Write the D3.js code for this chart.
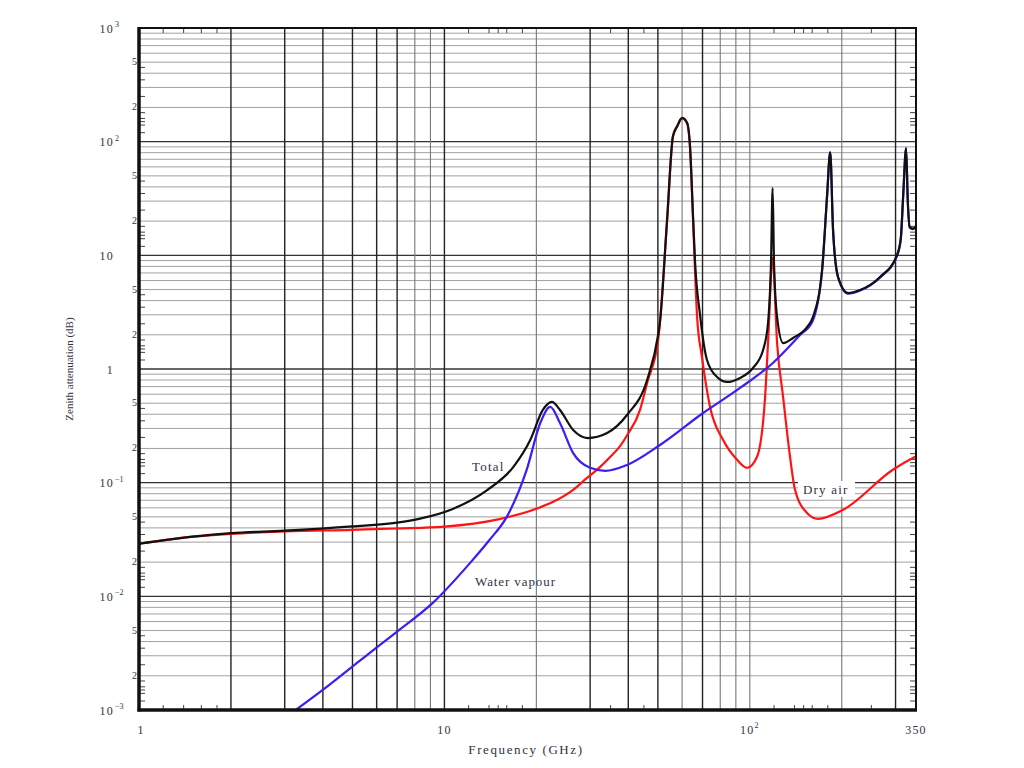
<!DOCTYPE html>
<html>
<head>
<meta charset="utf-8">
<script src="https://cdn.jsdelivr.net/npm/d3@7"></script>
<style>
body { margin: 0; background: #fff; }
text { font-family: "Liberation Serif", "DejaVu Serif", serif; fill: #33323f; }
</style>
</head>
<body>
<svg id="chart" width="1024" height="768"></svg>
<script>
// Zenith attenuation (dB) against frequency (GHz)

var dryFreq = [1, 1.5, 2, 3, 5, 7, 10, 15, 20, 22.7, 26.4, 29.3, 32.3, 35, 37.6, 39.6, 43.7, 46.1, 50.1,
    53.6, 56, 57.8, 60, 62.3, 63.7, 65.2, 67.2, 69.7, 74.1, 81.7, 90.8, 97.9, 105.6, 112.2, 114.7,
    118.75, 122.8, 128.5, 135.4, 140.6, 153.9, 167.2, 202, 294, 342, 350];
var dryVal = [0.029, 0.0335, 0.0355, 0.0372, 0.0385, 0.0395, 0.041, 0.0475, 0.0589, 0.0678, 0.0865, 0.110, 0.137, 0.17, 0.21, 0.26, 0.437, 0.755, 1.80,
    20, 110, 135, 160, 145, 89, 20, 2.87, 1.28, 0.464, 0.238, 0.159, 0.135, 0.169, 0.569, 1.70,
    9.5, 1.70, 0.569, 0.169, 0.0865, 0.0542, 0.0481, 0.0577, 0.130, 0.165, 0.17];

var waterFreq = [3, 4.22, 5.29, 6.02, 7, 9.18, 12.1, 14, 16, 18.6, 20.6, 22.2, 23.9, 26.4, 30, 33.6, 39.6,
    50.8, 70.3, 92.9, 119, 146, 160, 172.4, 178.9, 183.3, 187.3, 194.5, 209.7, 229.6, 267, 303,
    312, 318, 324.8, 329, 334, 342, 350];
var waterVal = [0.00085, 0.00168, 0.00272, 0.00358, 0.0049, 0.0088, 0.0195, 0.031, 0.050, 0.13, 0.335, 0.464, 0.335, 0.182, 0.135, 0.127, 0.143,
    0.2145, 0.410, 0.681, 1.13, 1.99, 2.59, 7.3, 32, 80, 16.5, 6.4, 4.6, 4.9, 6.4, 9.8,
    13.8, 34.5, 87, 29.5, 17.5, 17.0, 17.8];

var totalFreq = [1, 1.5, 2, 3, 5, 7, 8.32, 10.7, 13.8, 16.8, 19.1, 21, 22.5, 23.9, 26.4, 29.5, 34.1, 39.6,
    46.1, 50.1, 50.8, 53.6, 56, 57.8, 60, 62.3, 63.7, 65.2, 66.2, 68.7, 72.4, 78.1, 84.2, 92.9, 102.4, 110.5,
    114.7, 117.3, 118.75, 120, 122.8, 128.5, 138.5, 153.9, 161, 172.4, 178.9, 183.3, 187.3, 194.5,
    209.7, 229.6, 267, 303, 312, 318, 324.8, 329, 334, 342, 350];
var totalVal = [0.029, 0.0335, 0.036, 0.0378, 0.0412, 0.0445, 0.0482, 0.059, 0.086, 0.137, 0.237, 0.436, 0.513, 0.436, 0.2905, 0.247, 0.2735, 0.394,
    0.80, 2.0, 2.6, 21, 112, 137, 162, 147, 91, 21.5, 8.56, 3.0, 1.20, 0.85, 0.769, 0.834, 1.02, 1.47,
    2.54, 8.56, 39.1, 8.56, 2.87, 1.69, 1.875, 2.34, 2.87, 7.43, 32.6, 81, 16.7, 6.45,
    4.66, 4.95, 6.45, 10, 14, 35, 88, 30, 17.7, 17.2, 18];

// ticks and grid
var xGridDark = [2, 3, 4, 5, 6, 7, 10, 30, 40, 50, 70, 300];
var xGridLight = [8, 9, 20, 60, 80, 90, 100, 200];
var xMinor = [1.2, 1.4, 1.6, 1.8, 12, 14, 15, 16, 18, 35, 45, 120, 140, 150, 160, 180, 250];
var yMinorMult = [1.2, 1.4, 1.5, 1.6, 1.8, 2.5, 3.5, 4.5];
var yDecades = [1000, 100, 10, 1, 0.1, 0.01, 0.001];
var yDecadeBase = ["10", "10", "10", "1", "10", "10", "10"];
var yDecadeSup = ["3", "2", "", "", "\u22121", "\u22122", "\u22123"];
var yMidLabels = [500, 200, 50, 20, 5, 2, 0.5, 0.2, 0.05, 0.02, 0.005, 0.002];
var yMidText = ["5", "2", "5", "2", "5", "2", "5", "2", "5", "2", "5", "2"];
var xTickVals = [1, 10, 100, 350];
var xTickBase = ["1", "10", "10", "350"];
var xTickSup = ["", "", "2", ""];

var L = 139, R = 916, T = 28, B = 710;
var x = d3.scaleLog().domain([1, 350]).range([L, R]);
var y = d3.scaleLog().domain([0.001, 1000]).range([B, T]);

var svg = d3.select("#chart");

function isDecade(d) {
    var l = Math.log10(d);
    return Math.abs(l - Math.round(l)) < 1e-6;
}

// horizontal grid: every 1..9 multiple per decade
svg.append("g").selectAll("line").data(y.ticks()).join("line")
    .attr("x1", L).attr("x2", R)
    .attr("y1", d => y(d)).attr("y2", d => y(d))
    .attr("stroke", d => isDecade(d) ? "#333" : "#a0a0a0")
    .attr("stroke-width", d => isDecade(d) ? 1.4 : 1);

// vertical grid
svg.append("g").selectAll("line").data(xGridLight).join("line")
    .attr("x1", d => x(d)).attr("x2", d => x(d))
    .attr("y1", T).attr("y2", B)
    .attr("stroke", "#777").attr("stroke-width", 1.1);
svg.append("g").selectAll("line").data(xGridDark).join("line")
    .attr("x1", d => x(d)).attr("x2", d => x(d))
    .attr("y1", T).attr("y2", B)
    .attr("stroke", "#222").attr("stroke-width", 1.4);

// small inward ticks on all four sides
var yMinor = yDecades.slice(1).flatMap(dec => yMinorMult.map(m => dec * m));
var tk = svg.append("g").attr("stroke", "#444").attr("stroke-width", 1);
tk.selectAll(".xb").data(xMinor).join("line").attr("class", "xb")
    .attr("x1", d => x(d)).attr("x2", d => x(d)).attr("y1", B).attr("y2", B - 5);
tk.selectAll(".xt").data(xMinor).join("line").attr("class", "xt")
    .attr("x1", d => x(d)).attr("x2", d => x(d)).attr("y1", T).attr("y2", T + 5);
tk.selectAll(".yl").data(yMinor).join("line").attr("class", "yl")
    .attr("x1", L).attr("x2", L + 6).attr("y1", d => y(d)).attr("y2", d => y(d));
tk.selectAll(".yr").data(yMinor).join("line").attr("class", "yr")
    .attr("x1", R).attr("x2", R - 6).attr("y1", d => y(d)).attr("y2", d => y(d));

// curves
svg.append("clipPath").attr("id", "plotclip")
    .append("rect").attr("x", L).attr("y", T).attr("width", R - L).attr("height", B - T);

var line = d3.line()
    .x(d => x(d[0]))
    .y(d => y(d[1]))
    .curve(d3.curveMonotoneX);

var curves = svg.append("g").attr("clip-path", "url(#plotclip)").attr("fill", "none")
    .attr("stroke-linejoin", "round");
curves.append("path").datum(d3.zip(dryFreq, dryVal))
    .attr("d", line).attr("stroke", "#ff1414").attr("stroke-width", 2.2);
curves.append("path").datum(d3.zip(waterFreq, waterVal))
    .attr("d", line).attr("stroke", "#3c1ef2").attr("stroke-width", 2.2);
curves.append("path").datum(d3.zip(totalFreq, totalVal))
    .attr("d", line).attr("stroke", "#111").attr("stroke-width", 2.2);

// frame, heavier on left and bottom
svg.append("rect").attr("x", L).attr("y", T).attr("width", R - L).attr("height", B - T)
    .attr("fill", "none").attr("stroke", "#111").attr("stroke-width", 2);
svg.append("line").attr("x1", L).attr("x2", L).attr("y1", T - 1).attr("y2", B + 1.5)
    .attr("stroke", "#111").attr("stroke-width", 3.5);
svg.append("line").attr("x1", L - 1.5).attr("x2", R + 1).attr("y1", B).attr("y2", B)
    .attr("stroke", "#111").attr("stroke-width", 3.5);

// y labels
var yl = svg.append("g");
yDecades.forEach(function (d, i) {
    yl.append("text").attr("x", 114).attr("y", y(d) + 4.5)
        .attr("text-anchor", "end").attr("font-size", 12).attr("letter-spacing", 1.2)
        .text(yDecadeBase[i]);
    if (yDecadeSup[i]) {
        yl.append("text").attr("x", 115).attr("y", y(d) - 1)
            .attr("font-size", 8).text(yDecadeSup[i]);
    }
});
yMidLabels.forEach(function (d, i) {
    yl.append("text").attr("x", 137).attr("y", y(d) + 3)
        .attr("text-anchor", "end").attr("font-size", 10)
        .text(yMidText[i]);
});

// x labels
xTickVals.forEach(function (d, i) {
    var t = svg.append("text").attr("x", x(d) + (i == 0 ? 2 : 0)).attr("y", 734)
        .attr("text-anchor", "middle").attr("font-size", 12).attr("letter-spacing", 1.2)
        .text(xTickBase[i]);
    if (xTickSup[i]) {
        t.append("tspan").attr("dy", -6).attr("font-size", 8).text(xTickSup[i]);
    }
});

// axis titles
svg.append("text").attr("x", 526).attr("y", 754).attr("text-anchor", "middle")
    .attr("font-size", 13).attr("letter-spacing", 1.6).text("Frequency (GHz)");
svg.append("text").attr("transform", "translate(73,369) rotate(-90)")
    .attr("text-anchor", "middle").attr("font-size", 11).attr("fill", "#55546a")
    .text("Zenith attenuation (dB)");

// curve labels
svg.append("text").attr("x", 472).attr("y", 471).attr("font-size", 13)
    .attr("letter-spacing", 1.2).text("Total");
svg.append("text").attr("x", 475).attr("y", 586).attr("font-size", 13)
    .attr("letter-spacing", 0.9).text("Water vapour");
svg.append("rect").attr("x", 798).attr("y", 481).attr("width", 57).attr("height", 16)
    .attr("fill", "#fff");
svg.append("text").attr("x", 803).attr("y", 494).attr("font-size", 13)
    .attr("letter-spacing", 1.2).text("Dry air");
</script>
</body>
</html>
═══
» **Task**:
Emit the lines of the material exactly, from its first line to the line containing "// Zenith attenuation (dB) against frequency (GHz)", inclusive; leave every picture out.

» **Worked answer**:
Write the D3.js code for this chart.
<!DOCTYPE html>
<html>
<head>
<meta charset="utf-8">
<script src="https://cdn.jsdelivr.net/npm/d3@7"></script>
<style>
body { margin: 0; background: #fff; }
text { font-family: "Liberation Serif", "DejaVu Serif", serif; fill: #33323f; }
</style>
</head>
<body>
<svg id="chart" width="1024" height="768"></svg>
<script>
// Zenith attenuation (dB) against frequency (GHz)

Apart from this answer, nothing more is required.